A walled enclosure is created, the quickest and cheapest method might be an earthbag wall, earth bermed on both sides to prevent degradation of the wall under sunlight, and to add growing space. To maximize the space available inside the enclosure, the internal berm is steep. To hold the earth in place until plant roots get established and stabilize the slope, scrap lengths of chain link fence can be laid flat on the berm surface. A fence is placed along the crest of the wall. This acts as a barrier to animals and small children before plants get established.
The best plants for this internal berm surface could be low maintenance, perennial and bee-friendly, while providing some potential use to humans, e.g. lavender. The best plants for the external berm surface would ideally have similar characteristics, but also be armed with thorns and be of a more substantial size and density (while being deciduous to prevent too much winter shading). A combined hedge of species such as Gooseberry, Worcesterberry or Hawthorn might be suitable.
The chosen site could be on a slight slope, allowing any cold frosty air to escape out the entrance and prevent the creation of a frost pocket. Since bees perceive fine mesh to be a barrier, the lower part of the door could be constructed from mesh, or even the whole door. Ideally the entrance would not be facing the prevailing wind direction.

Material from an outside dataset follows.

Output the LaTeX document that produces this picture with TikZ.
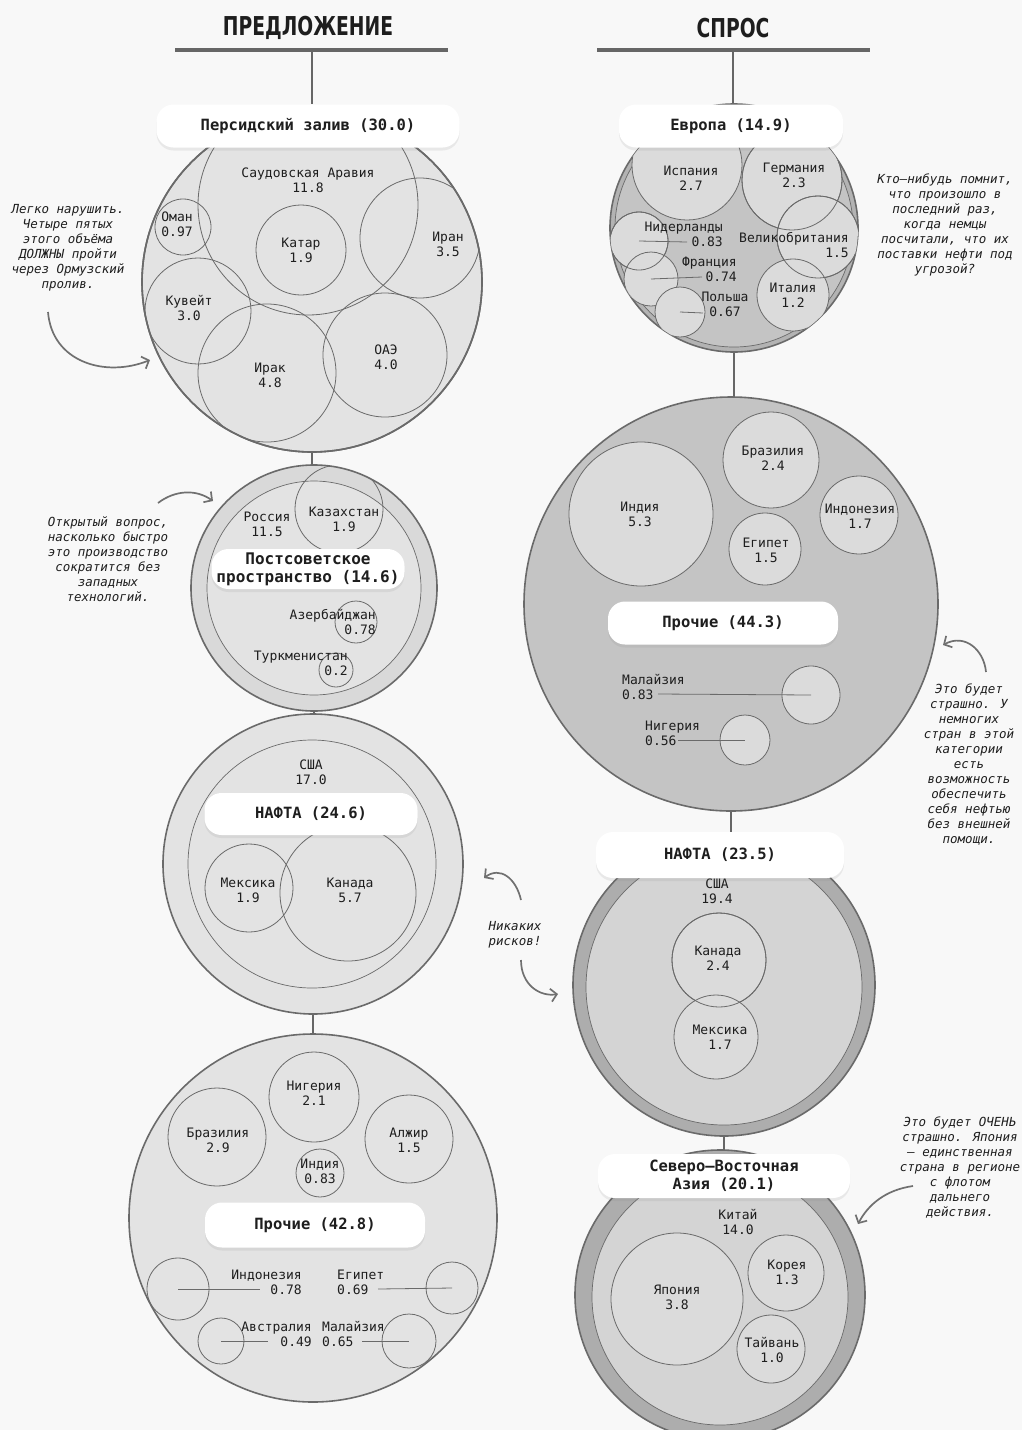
\documentclass[tikz,border=0pt]{standalone}
\usepackage{fontspec}
\setmainfont{DejaVu Sans Mono}
\newfontfamily\hdrfont[FakeStretch=0.72]{DejaVu Sans}
\usetikzlibrary{arrows.meta,shadows}
\pgfdeclarelayer{back}
\pgfdeclarelayer{links}
\pgfsetlayers{back,links,main}
\definecolor{bgc}{HTML}{F8F8F8}
\definecolor{edge}{HTML}{6A6A6A}
\definecolor{lightfill}{HTML}{E3E3E3}
\definecolor{psfill}{HTML}{D9D9D9}
\definecolor{midfill}{HTML}{C4C4C4}
\definecolor{subfill}{HTML}{DBDBDB}
\definecolor{ringfill}{HTML}{ADADAD}
\definecolor{innerfill}{HTML}{D4D4D4}
\definecolor{annot}{HTML}{707070}
\definecolor{linkc}{HTML}{666666}
\definecolor{txt}{HTML}{1E1E1E}
\tikzset{
 region/.style={circle, draw=edge, line width=1.6pt, inner sep=0pt, outer sep=0pt},
 inring/.style={circle, draw=edge, line width=0.7pt, inner sep=0pt, outer sep=0pt},
 subc/.style={circle, draw=edge, line width=0.8pt, inner sep=0pt, outer sep=0pt},
 cty/.style={font=\fontsize{13}{15}\selectfont, text=txt, align=center, inner sep=0pt},
 rbox/.style={fill=white, rounded corners=17pt, inner sep=0pt, font=\fontsize{15.5}{18}\selectfont\bfseries, text=txt, align=center, drop shadow={opacity=0.13, shadow xshift=0pt, shadow yshift=-3pt}},
 ann/.style={font=\fontsize{12.5}{15}\selectfont\itshape, text=txt, align=center, inner sep=0pt},
 link/.style={draw=linkc, line width=2.6pt},
 hbar/.style={draw=linkc, line width=3.6pt},
 annarrow/.style={draw=annot, line width=1.7pt, -{Straight Barb[length=6pt,width=13pt]}},
 ptr/.style={draw=edge, line width=0.8pt},
 hdr/.style={font=\hdrfont\bfseries\fontsize{26}{30}\selectfont, text=txt, inner sep=0pt}
}
\begin{document}
\begin{tikzpicture}[x=1pt,y=-1pt]
\useasboundingbox (0,0) rectangle (1022,1430);
\begin{pgfonlayer}{back}
\fill[bgc] (0,0) rectangle (1022,1430);
\end{pgfonlayer}

% ---------- headers ----------
\node[hdr] (hL) at (308,28) {ПРЕДЛОЖЕНИЕ};
\node[hdr] (hR) at (733,28) {СПРОС};
\coordinate (barL1) at (175,50); \coordinate (barL2) at (448,50); \coordinate (barLm) at (312,50);
\coordinate (barR1) at (597,50); \coordinate (barR2) at (870,50); \coordinate (barRm) at (733,50);
\draw[hbar] (barL1) -- (barL2);
\draw[hbar] (barR1) -- (barR2);

% ---------- SUPPLY: Persian Gulf ----------
\node[region, fill=lightfill, minimum size=340pt] (pgC) at (312,282) {};
\begin{scope}
\clip (312,282) circle (170pt);
\node[subc, minimum size=220pt] (sa) at (308,205) {};
\node[subc, minimum size=56pt] (om) at (183,227) {};
\node[subc, minimum size=90pt] (qa) at (301,250) {};
\node[subc, minimum size=120pt] (ir) at (420,238) {};
\node[subc, minimum size=106pt] (ku) at (198,311) {};
\node[subc, minimum size=138pt] (iq) at (267,373) {};
\node[subc, minimum size=124pt] (ae) at (385,355) {};
\end{scope}
\draw[region, fill=none] (pgC.center) circle (170pt);
\node[cty] (saT) at (308,180) {Саудовская Аравия\\11.8};
\node[cty] (omT) at (177,224) {Оман\\0.97};
\node[cty] (qaT) at (301,250) {Катар\\1.9};
\node[cty] (irT) at (448,244) {Иран\\3.5};
\node[cty] (kuT) at (189,308) {Кувейт\\3.0};
\node[cty] (iqT) at (270,375) {Ирак\\4.8};
\node[cty] (aeT) at (386,357) {ОАЭ\\4.0};
\node[rbox, minimum width=303pt, minimum height=43pt] (pgBox) at (308,126) {Персидский залив (30.0)};

% ---------- SUPPLY: post-Soviet ----------
\node[region, fill=psfill, minimum size=246pt] (psC) at (314,588) {};
\node[inring, fill=lightfill, minimum size=214pt] (psIn) at (314,588) {};
\begin{scope}
\clip (314,588) circle (123pt);
\node[subc, minimum size=88pt] (kz) at (339,509) {};
\node[subc, minimum size=42pt] (az) at (356,622) {};
\node[subc, minimum size=34pt] (tm) at (336,670) {};
\end{scope}
\node[cty] (ruT) at (267,524) {Россия\\11.5};
\node[cty] (kzT) at (344,519) {Казахстан\\1.9};
\node[cty, anchor=east, align=right] (azT) at (376,622) {Азербайджан\\0.78};
\node[cty, anchor=east, align=right] (tmT) at (348,663) {Туркменистан\\0.2};
\node[rbox, minimum width=193pt, minimum height=40pt, font=\fontsize{16}{18}\selectfont\bfseries] (psBox) at (308,569) {Постсоветское\\пространство (14.6)};

% ---------- SUPPLY: NAFTA ----------
\node[region, fill=lightfill, minimum size=300pt] (nsC) at (313,864) {};
\node[inring, fill=lightfill, minimum size=248pt] (nsIn) at (312,864) {};
\node[subc, minimum size=88pt] (mx) at (249,888) {};
\node[subc, minimum size=136pt] (ca) at (348,893) {};
\node[cty] (usT) at (311,772) {США\\17.0};
\node[cty] (mxT) at (248,890) {Мексика\\1.9};
\node[cty] (caT) at (350,890) {Канада\\5.7};
\node[rbox, minimum width=213pt, minimum height=42pt] (nsBox) at (311,814) {НАФТА (24.6)};

% ---------- SUPPLY: Others ----------
\node[region, fill=lightfill, minimum size=368pt] (osC) at (313,1218) {};
\node[subc, minimum size=90pt] (ngS) at (314,1097) {};
\node[subc, minimum size=98pt] (brS) at (217,1137) {};
\node[subc, minimum size=88pt] (dzS) at (409,1139) {};
\node[subc, minimum size=48pt] (inS) at (320,1173) {};
\node[cty] (ngST) at (314,1093) {Нигерия\\2.1};
\node[cty] (brST) at (218,1140) {Бразилия\\2.9};
\node[cty] (dzST) at (409,1140) {Алжир\\1.5};
\node[cty] (inST) at (320,1171) {Индия\\0.83};
\node[rbox, minimum width=220pt, minimum height=45pt] (osBox) at (315,1225) {Прочие (42.8)};
\node[subc, minimum size=62pt] (idS) at (178,1289) {};
\node[subc, minimum size=52pt] (egS) at (452,1288) {};
\node[subc, minimum size=46pt] (auS) at (221,1341) {};
\node[subc, minimum size=54pt] (myS) at (409,1341) {};
\coordinate (idSL) at (260,1289); \coordinate (egSL) at (378,1289);
\coordinate (auSL) at (268,1341); \coordinate (mySL) at (362,1341);
\draw[ptr] (idS.center) -- (idSL);
\draw[ptr] (egSL) -- (egS.center);
\draw[ptr] (auS.center) -- (auSL);
\draw[ptr] (mySL) -- (myS.center);
\node[cty, anchor=east, align=right] (idST) at (302,1282) {Индонезия\\0.78};
\node[cty, anchor=west, align=left] (egST) at (337,1282) {Египет\\0.69};
\node[cty, anchor=east, align=right] (auST) at (312,1334) {Австралия\\0.49};
\node[cty, anchor=west, align=left] (myST) at (322,1334) {Малайзия\\0.65};

% ---------- DEMAND: Europe ----------
\node[region, fill=ringfill!75!midfill, minimum size=248pt] (euC) at (734,228) {};
\node[inring, fill=midfill, minimum size=238pt] (euIn) at (734,228) {};
\begin{scope}
\clip (734,228) circle (124pt);
\node[subc, fill=subfill, minimum size=110pt] (es) at (687,165) {};
\node[subc, fill=subfill, minimum size=100pt] (de) at (792,180) {};
\node[subc, fill=subfill, minimum size=58pt] (nl) at (639,241) {};
\node[subc, fill=subfill, minimum size=54pt] (fr) at (651,279) {};
\node[subc, fill=subfill, minimum size=50pt] (pl) at (680,312) {};
\node[subc, fill=none, minimum size=58pt] (nl2) at (639,241) {};
\node[subc, fill=subfill, minimum size=82pt] (gb) at (818,237) {};
\node[subc, fill=subfill, minimum size=72pt] (it) at (793,295) {};
\node[subc, fill=none, minimum size=82pt] (gb2) at (818,237) {};
\node[subc, fill=none, minimum size=100pt] (de2) at (792,180) {};
\end{scope}
\coordinate (nlL) at (687,242); \coordinate (frL) at (702,277); \coordinate (plL) at (703,313);
\draw[ptr] (nl.center) -- (nlL);
\draw[ptr] (fr.center) -- (frL);
\draw[ptr] (pl.center) -- (plL);
\node[cty] (esT) at (691,178) {Испания\\2.7};
\node[cty] (deT) at (794,175) {Германия\\2.3};
\node[cty, anchor=east, align=right] (nlT) at (723,234) {Нидерланды\\0.83};
\node[cty, anchor=east, align=right] (frT) at (737,269) {Франция\\0.74};
\node[cty] (plT) at (725,304) {Польша\\0.67};
\node[cty, anchor=east, align=right] (gbT) at (849,245) {Великобритания\\1.5};
\node[cty] (itT) at (793,295) {Италия\\1.2};
\node[rbox, minimum width=224pt, minimum height=43pt] (euBox) at (731,126) {Европа (14.9)};

% ---------- DEMAND: Others ----------
\node[region, fill=midfill, minimum size=414pt] (odC) at (731,604) {};
\node[subc, fill=subfill, minimum size=144pt] (inD) at (641,514) {};
\node[subc, fill=subfill, minimum size=96pt] (brD) at (771,460) {};
\node[subc, fill=subfill, minimum size=78pt] (idD) at (859,515) {};
\node[subc, fill=subfill, minimum size=72pt] (egD) at (765,549) {};
\node[cty] (inDT) at (640,514) {Индия\\5.3};
\node[cty] (brDT) at (773,458) {Бразилия\\2.4};
\node[cty] (idDT) at (860,516) {Индонезия\\1.7};
\node[cty] (egDT) at (766,550) {Египет\\1.5};
\node[rbox, minimum width=230pt, minimum height=43pt] (odBox) at (723,623) {Прочие (44.3)};
\node[subc, fill=subfill, minimum size=58pt] (myD) at (811,695) {};
\node[subc, fill=subfill, minimum size=50pt] (ngD) at (745,740) {};
\coordinate (myDL) at (658,694); \coordinate (ngDL) at (678,740);
\draw[ptr] (myDL) -- (myD.center);
\draw[ptr] (ngDL) -- (ngD.center);
\node[cty, anchor=west, align=left] (myDT) at (622,687) {Малайзия\\0.83};
\node[cty, anchor=west, align=left] (ngDT) at (645,733) {Нигерия\\0.56};

% ---------- DEMAND: NAFTA ----------
\node[region, fill=ringfill, minimum size=302pt] (ndC) at (724,985) {};
\node[inring, fill=innerfill, minimum size=276pt] (ndIn) at (724,987) {};
\node[subc, fill=subfill, minimum size=94pt] (caD) at (719,960) {};
\node[subc, fill=subfill, minimum size=84pt] (mxD) at (716,1037) {};
\node[subc, fill=none, minimum size=94pt] (caD2) at (719,960) {};
\node[cty] (usDT) at (717,891) {США\\19.4};
\node[cty] (caDT) at (718,958) {Канада\\2.4};
\node[cty] (mxDT) at (720,1037) {Мексика\\1.7};
\node[rbox, minimum width=248pt, minimum height=46pt] (ndBox) at (720,855) {НАФТА (23.5)};

% ---------- DEMAND: NE Asia ----------
\node[region, fill=ringfill, minimum size=290pt] (naC) at (720,1295) {};
\node[inring, fill=innerfill, minimum size=256pt] (naIn) at (720,1297) {};
\node[subc, fill=subfill, minimum size=132pt] (jp) at (677,1299) {};
\node[subc, fill=subfill, minimum size=76pt] (kr) at (786,1273) {};
\node[subc, fill=subfill, minimum size=68pt] (tw) at (771,1349) {};
\node[cty] (cnT) at (738,1222) {Китай\\14.0};
\node[cty] (jpT) at (677,1297) {Япония\\3.8};
\node[cty] (krT) at (787,1272) {Корея\\1.3};
\node[cty] (twT) at (772,1350) {Тайвань\\1.0};
\node[rbox, minimum width=252pt, minimum height=44pt] (naBox) at (724,1176) {Северо–Восточная\\Азия (20.1)};

% ---------- connectors ----------
\begin{pgfonlayer}{links}
\draw[link] (barLm) -- (barLm |- pgBox.north);
\draw[link] (barRm) -- (barRm |- euBox.north);
\draw[link] (pgC.south) -- (pgC.south |- psC.north);
\draw[link] (psC.south) -- (psC.south |- nsC.north);
\draw[link] (nsC.south) -- (nsC.south |- osC.north);
\draw[link] (euC.south) -- (euC.south |- odC.north);
\draw[link] (odC.south) -- (odC.south |- ndBox.north);
\draw[link] (ndC.south) -- (ndC.south |- naBox.north);
\end{pgfonlayer}

% ---------- annotations ----------
\node[ann] (a1) at (68,248) {Легко нарушить.\\Четыре пятых\\этого объёма\\ДОЛЖНЫ пройти\\через Ормузский\\пролив.};
\coordinate (a1s) at (48,312); \coordinate (a1e) at (150,360);
\draw[annarrow] (a1s) .. controls (52,362) and (105,378) .. (a1e);

\node[ann] (a2) at (945,225) {Кто–нибудь помнит,\\что произошло в\\последний раз,\\когда немцы\\посчитали, что их\\поставки нефти под\\угрозой?};

\node[ann] (a3) at (108,559) {Открытый вопрос,\\насколько быстро\\это производство\\сократится без\\западных\\технологий.};
\coordinate (a3s) at (158,503); \coordinate (a3e) at (213,501);
\draw[annarrow] (a3s) .. controls (175,490) and (196,489) .. (a3e);

\node[ann] (a4) at (969,765) {Это будет\\страшно. У\\немногих\\стран в этой\\категории\\есть\\возможность\\обеспечить\\себя нефтью\\без внешней\\помощи.};
\coordinate (a4s) at (986,672); \coordinate (a4e) at (943,645);
\draw[annarrow] (a4s) .. controls (984,650) and (965,633) .. (a4e);

\node[ann] (a5) at (515,935) {Никаких\\рисков!};
\coordinate (a5s) at (521,900); \coordinate (a5e) at (484,878);
\draw[annarrow] (a5s) .. controls (516,878) and (500,866) .. (a5e);
\coordinate (a5t) at (521,960); \coordinate (a5f) at (558,994);
\draw[annarrow] (a5t) .. controls (521,985) and (540,997) .. (a5f);

\node[ann] (a6) at (960,1168) {Это будет ОЧЕНЬ\\страшно. Япония\\— единственная\\страна в регионе\\с флотом\\дальнего\\действия.};
\coordinate (a6s) at (913,1186); \coordinate (a6e) at (858,1224);
\draw[annarrow] (a6s) .. controls (885,1190) and (868,1205) .. (a6e);
\end{tikzpicture}
\end{document}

Vigas are placed on the crest of the wall, one can be set in a lower course of earthbags to create a monopitched roof. Rainwater can be harvested on this roof and used to supply a nearby pond for the bees water source, or to be a station to store water for watering plants. The roof is orientated such that the hives are shaded in the summer, but still catch some winter sun.
The floor of the enclosure is either a carpet of perennial (or self seeding) ground cover. Failing this, a zero maintenance floor such as gravel or paving slabs will prevent the need to weed or mow grass.
Nearby a small shed to house beekeeping veil, jacket, hive tool, spare hive components, and other equipment.